Еще в прошлую госпитализацию я сумел познакомиться с его женой, дочерью, сыном и снохой. Чаще всего я общался с дочерью. Это была высокая (гены отца превалировали, так как матушка у нее была чуть ниже среднего), уже немолодая учитель русского языка и литературы. Темноокрашенные волосы, с проступающей на макушке сединой, были острижены чуть ниже шеи. Замужем она не была. Всю молодость и взрослость свою прожила с родителями. Ее движения были резкие, немного порывистые, таким же был и ее голос.
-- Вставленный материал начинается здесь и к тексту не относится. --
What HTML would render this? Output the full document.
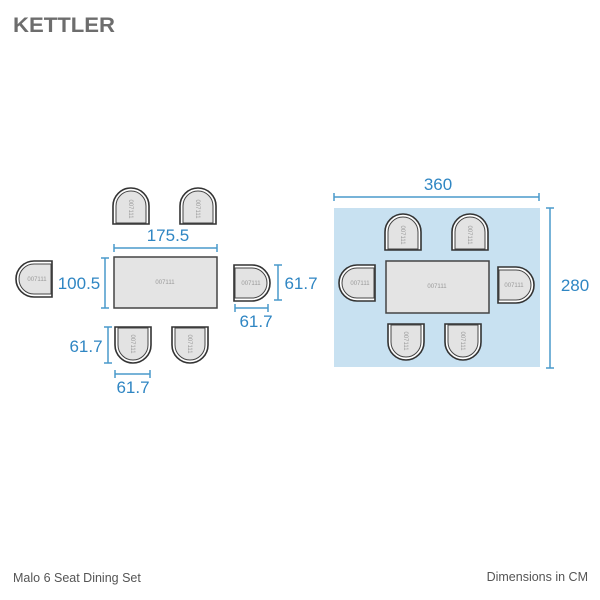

В первую нашу встречу она активно интересовалась самочувствием отца, хотела узнать, как с ним быть, и главное – долго ли он пробудет в больнице.

«Вы знаете, – призналась она мне однажды, – я впервые за несколько лет выспалась». В ее голосе чувствовалось облегчение. Она рассказывала, что уже больше года продолжается какой-то неясный конфликт у них в семье. Отец не хотел с ними есть, жил замкнуто, а в последние полгода начал держать под кроватью топор с отверткой. И подозревал в измене жену. Она описывала его очень строгим, взрывным и тяжелым человеком. С ее слов он выходил домашним тираном. А я не видел всего этого. Для меня он был спокойным, вежливым и в меру общительным. Иногда шутил, иногда просил его выписать. Но ему тогда еще требовалось лечение.

И вот она снова села на стул в ординаторской. В ней не многое изменилось. Из пакета так же торчали углы зеленых школьных тетрадей, движения и голос были так же порывисты. Но выражение лица стало другим. Пока мы говорили об ее отце, оно было напряженным, с тем же оттенком резкости, что и в движениях. А ее отец слабел. Под конец ноября он перестал ходить по отделению. Все чаще лежал и лишь иногда вставал в столовую. Вечерами становился спутанным, бормотал сам с собой и пару раз ловил руками в воздухе что-то видимое лишь для него. Утром он снова возвращался в ясность. Внезапно она прервала мое описание:

«Скажите честно, он умрет?» – она напряглась и выжидающе посмотрела на меня. Что ответить на такой вопрос? То, что подозревал и я, и мой заведующий, но что не хотелось допускать в оформленном виде. Он слабел, и это было плохим прогностическим признаком. Мы контролировали его давление, уровень глюкозы, не было какого-то оформленного ведущего заболевания, которое могло привести к скорой смерти, но заболеваний у него было несколько, и его путь был очерчен постепенным угасанием. Через месяц, полгода, пять лет? Этого я не мог ответить. И я постарался быть честным перед ней. Я ждал увидеть печаль на ее лице. То, что было также не оформлено у нее в голове до вопроса, но жаждало утвердиться после ответа. Подозрение. И оно выхватило из моих слов самое важное: «освобождение». Именно чувство облегчения отразилось в ее мимике и выдохе после моего ответа. Конечно, был и стыд. Стыд за радость от возможной смерти своего отца. В следующий раз я увидел ее через месяц.